The assets will need to be disclosed on Form 8938 and filed with the taxpayer’s annual tax return.

Attacking the issue from the other side of the bank account, this law will also require foreign banks to disclose information on U.S. customers. The prospect of this law has resulted in many Swiss banks requesting their account holders sign letters authorizing the disclosure.

Casting an Ever Wider Net

The IRS has become very aggressive in pursuing foreign banks.
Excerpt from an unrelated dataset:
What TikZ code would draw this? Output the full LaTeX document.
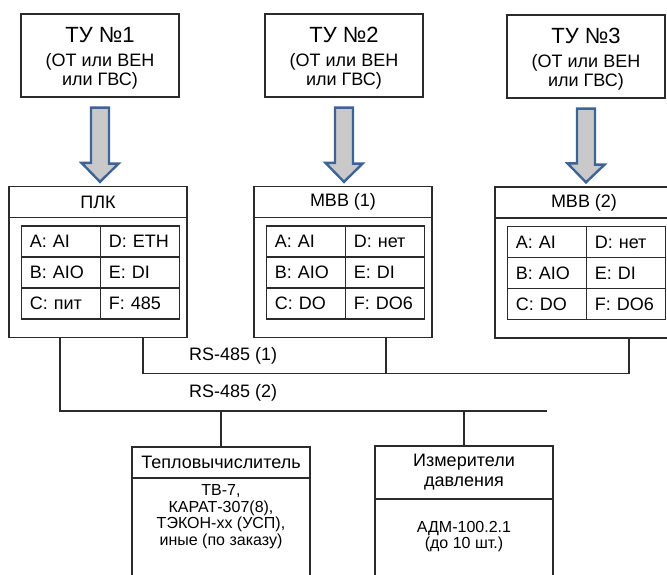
\documentclass[tikz,border=0pt]{standalone}
\usepackage{fontspec}
\setmainfont{Liberation Sans}
\usepackage{xcolor}
\usepackage{tikz}
\usetikzlibrary{positioning,calc,matrix}
\definecolor{boxline}{HTML}{2B2B2B}
\definecolor{arrowblue}{HTML}{3D6494}
\definecolor{arrowgray}{HTML}{C9C9C9}
\newcommand{\fsbig}{\fontsize{22}{24}\selectfont}
\newcommand{\fsmid}{\fontsize{18}{20}\selectfont}
\newcommand{\fssmall}{\fontsize{16}{16.5}\selectfont}
\newcommand{\tutext}[1]{\raisebox{-8pt}[0pt][0pt]{\begin{tabular}{@{}c@{}}{\fsbig ТУ №#1}\\[4pt](ОТ или ВЕН\\[-1pt]или ГВС)\end{tabular}}}
\tikzset{
  tubox/.style={
    rectangle, draw=boxline, line width=1.3pt,
    minimum width=158pt, minimum height=83pt,
    font=\fsmid, align=center, inner sep=0pt
  },
  unitbox/.style={
    rectangle, draw=boxline, line width=1.3pt,
    minimum width=178pt, minimum height=151pt
  },
  unithead/.style={
    rectangle, draw=boxline, line width=1.3pt,
    minimum width=178pt, minimum height=#1,
    font=\fsmid, align=center, inner sep=0pt
  },
  unithead/.default=31pt,
  cellbox/.style={
    rectangle, draw=boxline, line width=1.6pt, outer sep=0pt,
    minimum height=31pt, text width=62pt, text height=13pt, text depth=0pt,
    inner xsep=8.5pt, inner ysep=0pt, align=left, font=\fsmid
  },
  celltab/.style={
    matrix of nodes, inner sep=0pt, column sep=-1.6pt, row sep=-1.6pt,
    nodes={cellbox, anchor=center}
  },
  devbox/.style={
    rectangle, draw=boxline, line width=1.3pt,
    minimum width=178pt, minimum height=144pt
  },
  devtext/.style={
    font=\fssmall, align=center, inner sep=0pt
  },
  blockarrow/.style={
    draw=arrowblue, fill=arrowgray, line width=2.4pt, line join=miter
  },
  busline/.style={
    draw=boxline, line width=1.4pt
  },
  buslabel/.style={
    font=\fsmid, inner sep=0pt
  },
}
\begin{document}
\begin{tikzpicture}[x=1pt, y=-1pt]
  \useasboundingbox (0,0) rectangle (667,575);
  \clip (0,0) rectangle (667,575);

  % Technological units
  \node[tubox] (tu1) at (100,55.5) {\tutext{1}};
  \node[tubox] (tu2) at (344,55.5) {\tutext{2}};
  \node[tubox] (tu3) at (586,56.5) {\tutext{3}};

  % Controller and I/O modules
  \node[unitbox] (plk) at (98,262) {};
  \node[unithead, anchor=north] (plkhead) at (plk.north) {ПЛК};
  \matrix[celltab, anchor=north west] (plktab) at ($(plk.north west)+(12,39)$) {
    A: AI & D: ETH \\
    B: AIO & E: DI \\
    C: пит & F: 485 \\
  };

  \node[unitbox] (mvba) at (343,262) {};
  \node[unithead, anchor=north] (mvbahead) at (mvba.north) {МВВ (1)};
  \matrix[celltab, anchor=north west] (mvbatab) at ($(mvba.north west)+(12,39)$) {
    A: AI & D: нет \\
    B: AIO & E: DI \\
    C: DO & F: DO6 \\
  };

  \node[unitbox] (mvbb) at (584,262.5) {};
  \node[unithead, anchor=north] (mvbbhead) at (mvbb.north) {МВВ (2)};
  \matrix[celltab, anchor=north west] (mvbbtab) at ($(mvbb.north west)+(12,39)$) {
    A: AI & D: нет \\
    B: AIO & E: DI \\
    C: DO & F: DO6 \\
  };

  % Signal arrows
  \draw[blockarrow] ($(tu1.south)+(-9,10)$) -- ++(18,0) -- ++(0,56) -- ++(9.5,0)
    -- ($(tu1.south |- plk.north)+(0,-4)$) -- ++(-18.5,-19) -- ++(9.5,0) -- cycle;
  \draw[blockarrow] ($(tu2.south)+(-9,10)$) -- ++(18,0) -- ++(0,56) -- ++(9.5,0)
    -- ($(tu2.south |- mvba.north)+(0,-4)$) -- ++(-18.5,-19) -- ++(9.5,0) -- cycle;
  \draw[blockarrow] ($(tu3.south)+(-9,10)$) -- ++(18,0) -- ++(0,56) -- ++(9.5,0)
    -- ($(tu3.south |- mvbb.north)+(0,-4)$) -- ++(-18.5,-19) -- ++(9.5,0) -- cycle;

  % Meters
  \node[devbox] (teplo) at (221,519) {};
  \node[unithead, anchor=north] (teplohead) at (teplo.north) {Тепловычислитель};
  \node[devtext, below=6pt of teplohead] (teplotext)
    {ТВ-7,\\КАРАТ-307(8),\\ТЭКОН-xx (УСП),\\иные (по заказу)};

  \node[devbox] (izmer) at (464,518) {};
  \node[unithead=53pt, anchor=north] (izmerhead) at (izmer.north) {Измерители\\давления};
  \node[devtext, below=21pt of izmerhead] (izmertext) {АДМ-100.2.1\\(до 10 шт.)};

  % RS-485 lines
  \coordinate (bus2end) at (547,411);
  \draw[busline] ($(plk.south)+(45,0)$) |- ($(mvbb.south)+(45,35)$) -- ($(mvbb.south)+(45,0)$);
  \draw[busline] ($(mvba.south)+(43,0)$) -- ++(0,35);
  \draw[busline] ($(plk.south)+(-38,0)$) |- (bus2end);
  \draw[busline] (teplo.north) -- (teplo.north |- bus2end);
  \draw[busline] (izmer.north) -- (izmer.north |- bus2end);
  \node[buslabel, anchor=west] (rs1) at (189,356) {RS-485 (1)};
  \node[buslabel, anchor=west] (rs2) at (189,393) {RS-485 (2)};
\end{tikzpicture}
\end{document}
In 2009, the Swiss bank UBS settled a case with the IRS for three-quarters of a billion dollars to avoid criminal charges that its employees had assisted U.S. taxpayers with tax evasion.

In June of 2012, the Wall Street Journal reported that the IRS had indicted three Israeli-American tax preparers for helping U.S. taxpayers engage in tax evasion by setting up overseas corporations and bank accounts, in addition to falsifying their tax returns.

According to Bloomberg, IRS Commissioner Douglas Shulman stated, “We’re going to crack down on people who are willfully hiding assets overseas and not meeting their obligations.”

Do You Need to Plan for FATCA?

Given the fact that the IRS managed to recover less than 1.3 percent of the $385 billion lost every year to foreign asset tax evasion, the Service has a strong incentive to increase their aggressive enforcement activity.

The de facto end of Swiss bank secrecy laws and the increased enforcement tools under the FATCA means any taxpayer with foreign assets needs to discuss their accounts with a tax attorney. Taxpayers with foreign accounts need to be certain they either are not subject to the disclosure rules or have both complied with the existing rules and are prepared to comply with the new requirements.